Partikularitas yang dimaksud memungkinkan kita bicara mengenai lukisan yang sudah berjarak dengan tradisi material dalam seni lukis. Seniman berupaya menyampaikan pokok persoalan di luar perkara teknik dan material lukisan atau bahkan di luar lukisan itu sendiri – seperti yang sudah saya curigai dengan kehadiran pernyataan-pernyataan filsafat tadi.
Apa yang hendak dibuka kembali dari penyematan tabir visual (tekstur) pada karyanya? Itulah yang menarik dibincangkan. Apakah kita memulainya dengan filsafat bahasa atau filsafat keindahan? Keduanya dapat dibuat saling silang perdebatan untuk membangun sebuah pemahaman demokrasi dari seniman dan penikmatnya.

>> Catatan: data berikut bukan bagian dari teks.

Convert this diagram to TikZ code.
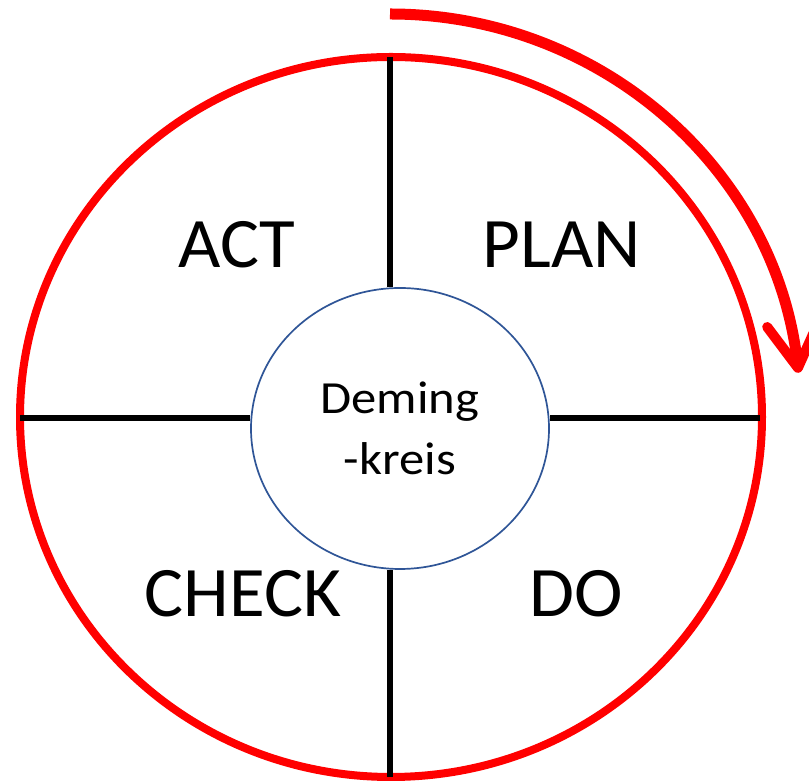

“Karya yang baik itu tidak perlu dijelaskan oleh senimannya. Hal menarik justru dapat muncul dari pembacaan penikmat karya seni tanpa harus dijelas-jelaskan sehingga hilang nilai mesterinya,” kata Gusmen Heriadi di studionya.
Lukisan yang lahir selalu terkait dengan persoalan manusia dan peradabannya di sekitranya. Fenomena yang teramati oleh seniman dapat dengan mudah ditangkap untuk dipetik menjadi hal yang menarik. Misalnya, bagaimana sebuah bahasa rupa dibangun oleh struktur bahasa seni lukis dan diolah dengan kekuatan teknis adalah hal yang selalu menarik perhatian penikmat seni.

Menyelami semestanya, menemukan keteduhan keteduhan-Nya yang serba rahasia dan tak terduga.
“Menyelami Kepala” (2018) 150 cm x 120 cm, media campur di atas kanvas. FOTO: Gusmen Heriadi.
Gusmen Heriadi menangkap fenomena keseharian yang dipindai dari sebuah budaya konsumerisme melalui perangkat informasi digital yang di dalamnya menyebarkan informasi paling up-to-date yang menjadi ikon budaya kontemporer dalam upaya masyarakat kontemporer untuk tetap eksis di era digital saat ini. Budaya kontemporer yang ‘dibaca’ dengan sudut pandang budaya masyarakat perantau dari Pariaman itulah yang kemudian mendorong Gusmen Heriadi selalu mencari, menemukan, mengolah dan melahirkan karya-karya baru yang beririsan dengan keseharian masyarakat global di tengah percepatan arus informasi yang menyebarkan bentuk-bentuk budaya teranyar.